3. Authenticity is the key to great leadership
Anne Chow, the former CEO of AT&T Business, credits communication to not only her ability to grow at AT&T for over 30 years but also her ability to create enjoyable working experiences for both the employees at her company and the CFOs she worked with. According to Chow, personalities and the ability to resonate with someone are critical in leadership, and the best way for business leaders to do that, she says, is to just be themselves.

“Over time, I have found that authenticity in leadership has grown in importance,” said Chow. “No one wants to work for people they don’t relate to. We don’t want to work with people we don’t believe in or don’t trust and respect.

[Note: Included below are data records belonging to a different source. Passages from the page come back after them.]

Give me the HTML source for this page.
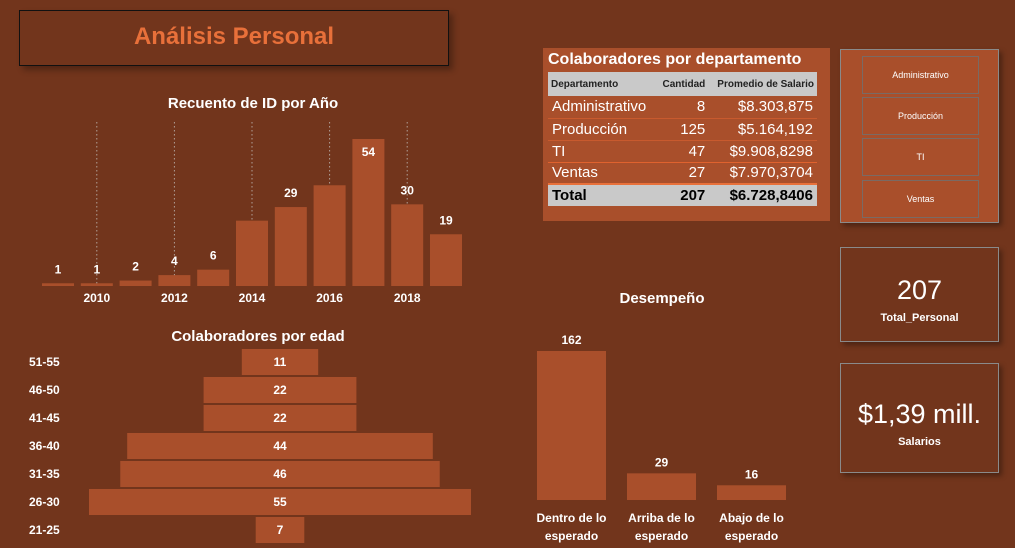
<!DOCTYPE html>
<html><head><meta charset="utf-8"><style>
body{margin:0;width:1015px;height:548px;background:#72351c;font-family:"Liberation Sans",sans-serif;color:#fff;position:relative;overflow:hidden}
.abs{position:absolute}
.card{border:1px solid #8a8a8a;box-shadow:3px 3px 5px rgba(0,0,0,.35);box-sizing:border-box}
.btn{border:1px solid #7a6a64;box-sizing:border-box}
table{border-collapse:collapse;font-size:15px}
</style></head><body>
<div class="abs" style="left:19px;top:10px;width:430px;height:56px;border:1px solid #111;box-sizing:border-box;box-shadow:4px 4px 6px rgba(0,0,0,.3);text-align:center;line-height:52px;font-size:24px;font-weight:bold;color:#e8703a">Análisis Personal</div>

<div class="abs" style="left:543px;top:48px;width:287px;height:173px;background:#a94f2b">
 <div style="font-size:16px;font-weight:bold;padding:3px 0 0 5px;height:21px">Colaboradores por departamento</div>
 <table style="margin-left:5px;width:269px">
  <tr style="background:#c9c9c9;color:#222;font-size:10px;font-weight:bold;height:24px"><td style="padding-left:3px">Departamento</td><td style="text-align:right">Cantidad</td><td style="text-align:right;padding-right:3px">Promedio de Salario</td></tr>
  <tr style="height:22px;border-bottom:1px solid #c85a2e"><td style="padding-left:4px">Administrativo</td><td style="text-align:right">8</td><td style="text-align:right;padding-right:4px">$8.303,875</td></tr>
  <tr style="height:22px;border-bottom:1px solid #c85a2e"><td style="padding-left:4px">Producción</td><td style="text-align:right">125</td><td style="text-align:right;padding-right:4px">$5.164,192</td></tr>
  <tr style="height:22px;border-bottom:1px solid #e0622e"><td style="padding-left:4px">TI</td><td style="text-align:right">47</td><td style="text-align:right;padding-right:4px">$9.908,8298</td></tr>
  <tr style="height:22px;border-bottom:2px solid #e8703a"><td style="padding-left:4px">Ventas</td><td style="text-align:right">27</td><td style="text-align:right;padding-right:4px">$7.970,3704</td></tr>
  <tr style="height:22px;background:#c9c9c9;color:#000;font-weight:bold"><td style="padding-left:4px">Total</td><td style="text-align:right">207</td><td style="text-align:right;padding-right:4px">$6.728,8406</td></tr>
 </table>
</div>

<div class="abs card" style="left:840px;top:49px;width:159px;height:174px;background:#a94f2b">
 <div class="abs btn" style="left:21px;top:6px;width:117px;height:38px;font-size:9px;text-align:center;line-height:36px">Administrativo</div>
 <div class="abs btn" style="left:21px;top:47px;width:117px;height:38px;font-size:9px;text-align:center;line-height:36px">Producción</div>
 <div class="abs btn" style="left:21px;top:88px;width:117px;height:38px;font-size:9px;text-align:center;line-height:36px">TI</div>
 <div class="abs btn" style="left:21px;top:130px;width:117px;height:38px;font-size:9px;text-align:center;line-height:36px">Ventas</div>
</div>

<div class="abs card" style="left:840px;top:247px;width:159px;height:95px;text-align:center">
 <div style="font-size:27px;margin-top:27px">207</div>
 <div style="font-size:11px;font-weight:bold;margin-top:6px">Total_Personal</div>
</div>
<div class="abs card" style="left:840px;top:363px;width:159px;height:110px;text-align:center">
 <div style="font-size:27px;margin-top:35px">$1,39 mill.</div>
 <div style="font-size:11px;font-weight:bold;margin-top:6px">Salarios</div>
</div>

<svg class="abs" style="left:0;top:0" width="1015" height="548" font-family="Liberation Sans, sans-serif" fill="#fff">
 <text x="253" y="108" text-anchor="middle" font-size="15" font-weight="bold">Recuento de ID por Año</text>
 <g id="yearChart"></g>
 <text x="258" y="341" text-anchor="middle" font-size="15" font-weight="bold">Colaboradores por edad</text>
 <g id="ageChart"></g>
 <text x="662" y="303" text-anchor="middle" font-size="15" font-weight="bold">Desempeño</text>
 <g id="perfChart"></g>
</svg>

<script>
const years=[2009,2010,2011,2012,2013,2014,2015,2016,2017,2018,2019];
const yearCounts=[1,1,2,4,6,24,29,37,54,30,19];
const yearLabels=["1","1","2","4","6","","29","","54","30","19"];
const ageGroups=["51-55","46-50","41-45","36-40","31-35","26-30","21-25"];
const ageCounts=[11,22,22,44,46,55,7];
const perfCats=[["Dentro de lo","esperado"],["Arriba de lo","esperado"],["Abajo de lo","esperado"]];
const perfCounts=[162,29,16];

const NS="http://www.w3.org/2000/svg";
function mk(tag,attrs,parent,txt){const e=document.createElementNS(NS,tag);for(const k in attrs)e.setAttribute(k,attrs[k]);if(txt!==undefined)e.textContent=txt;parent.appendChild(e);return e;}
const BAR="#a94f2b";

(function(){
 const g=document.getElementById('yearChart');
 const base=286,x0=58,step=38.8,bw=32;
 const yS=v=>v*147/54;
 const xS=i=>x0+i*step;
 years.forEach((yr,i)=>{
  if(yr%2===0){
   const gl=mk('line',{x1:xS(i),x2:xS(i),y1:122,y2:base,stroke:'#b0a098','stroke-dasharray':'1.5,2.5','stroke-width':1},g);
   
   
   const t=mk('text',{x:xS(i),y:302,'text-anchor':'middle','font-size':12,'font-weight':'bold'},g,String(yr));
   
   
  }
 });
 years.forEach((yr,i)=>{
  const h=yS(yearCounts[i]);
  const r=mk('rect',{x:xS(i)-bw/2,y:base-h,width:bw,height:h,fill:BAR},g);
  
  
  if(yearLabels[i]){
   const inside=h>120;
   const t=mk('text',{x:xS(i),y:inside?base-h+17:base-h-10,'text-anchor':'middle','font-size':12,'font-weight':'bold'},g,yearLabels[i]);
   
   
  }
 });
})();

(function(){
 const g=document.getElementById('ageChart');
 const cx=280,y0=349,step=28,bh=26;
 const wS=v=>v*382/55;
 ageGroups.forEach((a,i)=>{
  const w=wS(ageCounts[i]),y=y0+i*step;
  const r=mk('rect',{x:cx-w/2,y:y,width:w,height:bh,fill:BAR},g);
  
  
  const t=mk('text',{x:cx,y:y+17,'text-anchor':'middle','font-size':12,'font-weight':'bold'},g,String(ageCounts[i]));
  
  
  const l=mk('text',{x:29,y:y+17,'font-size':12,'font-weight':'bold'},g,a);
  
  
 });
})();

(function(){
 const g=document.getElementById('perfChart');
 const base=500,x0=571.5,step=90,bw=69;
 const yS=v=>v*149/162;
 perfCounts.forEach((v,i)=>{
  const h=yS(v),cx=x0+i*step;
  const r=mk('rect',{x:cx-bw/2,y:base-h,width:bw,height:h,fill:BAR},g);
  
  
  const t=mk('text',{x:cx,y:base-h-7,'text-anchor':'middle','font-size':12,'font-weight':'bold'},g,String(v));
  
  
  perfCats[i].forEach((line,j)=>{
   const c=mk('text',{x:cx,y:522+j*18,'text-anchor':'middle','font-size':12,'font-weight':'bold'},g,line);
   
   
  });
 });
})();
</script>
</body></html>
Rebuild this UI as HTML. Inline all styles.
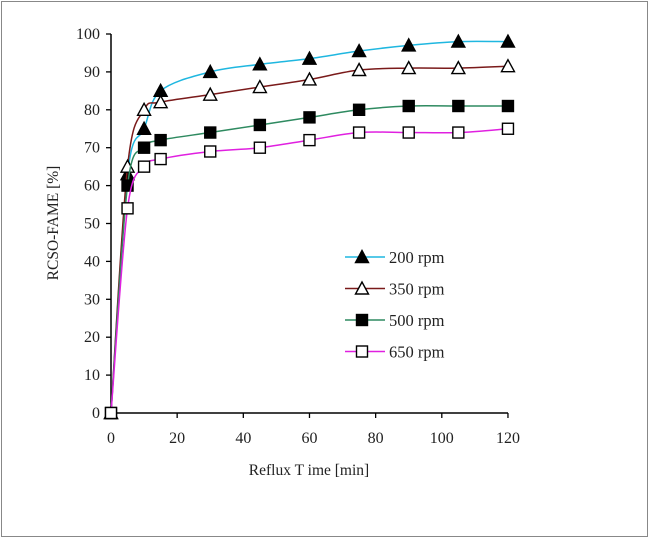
<!DOCTYPE html><html><head><meta charset="utf-8"><style>
body{margin:0;background:#fff;width:650px;height:539px;overflow:hidden}
svg{font-family:"Liberation Serif",serif}
</style></head><body>
<svg id="s" width="650" height="539" xmlns="http://www.w3.org/2000/svg">
<rect x="1.5" y="1.5" width="646" height="535" fill="#fff" stroke="#888" stroke-width="1"/>
</svg>
<script>
var s=document.getElementById('s'),h='';
function px(x){return 111+x*3.308}function py(y){return 413-y*3.79}
h+='<line x1="111" y1="34" x2="111" y2="413" stroke="#000" stroke-width="1.5"/>';
h+='<line x1="111" y1="413" x2="508" y2="413" stroke="#000" stroke-width="1.5"/>';
for(var v=0;v<=100;v+=10){var y=py(v);h+='<line x1="106" y1="'+y+'" x2="111" y2="'+y+'" stroke="#000" stroke-width="1.3"/><text x="100" y="'+(y+5)+'" font-size="16" text-anchor="end" fill="#222">'+v+'</text>';}
for(var v=0;v<=120;v+=20){var x=px(v);h+='<line x1="'+x+'" y1="413" x2="'+x+'" y2="418" stroke="#000" stroke-width="1.3"/><text x="'+x+'" y="443" font-size="16" text-anchor="middle" fill="#222">'+v+'</text>';}
h+='<text x="309" y="475" font-size="15.5" text-anchor="middle" fill="#222">Reflux T ime [min]</text>';
h+='<text transform="translate(58,223) rotate(-90)" font-size="15.5" text-anchor="middle" fill="#222">RCSO-FAME [%]</text>';
var X=[0,5,10,15,30,45,60,75,90,105,120];
var S=[
{c:'#1fb7e0',m:'tf',d:[0,63,75,85,90,92,93.5,95.5,97,98,98],n:'200 rpm'},
{c:'#7a1a1a',m:'to',d:[0,65,80,82,84,86,88,90.5,91,91,91.5],n:'350 rpm'},
{c:'#2e8a60',m:'sf',d:[0,60,70,72,74,76,78,80,81,81,81],n:'500 rpm'},
{c:'#e020e0',m:'so',d:[0,54,65,67,69,70,72,74,74,74,75],n:'650 rpm'}];
function mk(m,x,y){if(m[0]=='t'){return '<polygon points="'+x+','+(y-6.5)+' '+(x-6.5)+','+(y+5.5)+' '+(x+6.5)+','+(y+5.5)+'" fill="'+(m[1]=='f'?'#000':'#fff')+'" stroke="#000" stroke-width="1.4"/>'}
return '<rect x="'+(x-5.5)+'" y="'+(y-5.5)+'" width="11" height="11" fill="'+(m[1]=='f'?'#000':'#fff')+'" stroke="#000" stroke-width="1.4"/>'}
S.forEach(function(o,k){var P=X.map(function(x,i){return [px(x),py(o.d[i])]});
var d='M'+P[0];for(var i=0;i<P.length-1;i++){var p0=P[i-1]||P[i],p1=P[i],p2=P[i+1],p3=P[i+2]||P[i+1];
var c1=[p1[0]+(p2[0]-p0[0])/6,p1[1]+(p2[1]-p0[1])/6],c2=[p2[0]-(p3[0]-p1[0])/6,p2[1]-(p3[1]-p1[1])/6];d+=' C'+c1+' '+c2+' '+p2;}
h+='<path d="'+d+'" fill="none" stroke="'+o.c+'" stroke-width="1.5"/>';
P.forEach(function(p){h+=mk(o.m,p[0],p[1])});
var ly=257+k*31.5;h+='<line x1="345" y1="'+ly+'" x2="385" y2="'+ly+'" stroke="'+o.c+'" stroke-width="1.5"/>'+mk(o.m,362,ly)+'<text x="389" y="'+(ly+6)+'" font-size="16.5" fill="#222">'+o.n+'</text>';});
s.innerHTML+=h;
</script></body></html>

“I am a child of immigrants. I was born here, but my parents came from Taiwan to New Jersey in the ’60s, and I never really fit in,” said Chow. “I felt the same way when I entered the workforce, but I knew that because I was different, my voice would be heard if I was just myself. The more comfortable I got with being a leader, the more I was able to truly be myself, and the faster I succeeded and grew professionally. The more I did this, the more I realized that authenticity is a gift [for business leaders], because it helps our people relate to us more and creates a better environment for teams to succeed.”
When asked what makes a great CFO, Chow brought up authenticity as well as being able to be a true co-pilot of the business.
“What has always made a great CFO to me is not someone who just understands the ins and outs of financial performance, accounting, FP&A and investor relations but someone who is a true strategic partner,” said Chow. “In my experience, the best CFOs were always my fallback person. I depended on them and their expertise. Not that partners and board members weren’t capable, but a good CFO understands the full scope of the business, which is not easy.”
4. Modernize your FP&A approach
The ambiguity around FP&A, especially as the usage of tools within the approach continues to develop, makes clarity critical. For CFOs focusing on this, honing in on exactly what your FP&A tasks aim to achieve, and what tools and methods will be used over time to accomplish those goals, is increasingly important. According to Nick Araco Jr., CEO of The CFO Alliance, some of the misconceptions around FP&A stem from finance and accounting’s branding problem.

“I think FP&A has turned into a gateway competency with different definitions, but the application of the process is still consistent,” said Araco Jr. “It’s important to make sure, as CFOs, we are challenging and validating the decisions we make in the immediate, short term and long term, with the supporting information that gives us the best ability to make that prediction or decision.”
Araco Jr. stressed that alongside data’s growing importance, exactly how decision-making will work around FP&A is important for CFOs to map out. “CFOs must be dedicated to ensuring they have enough information for both themselves and their people to ask the right question. FP&A is meaningful, and it is becoming harder given the tech stack’s complexity in some ways, but there needs to be a central truth around data when it comes to FP&A’s decision-making process.”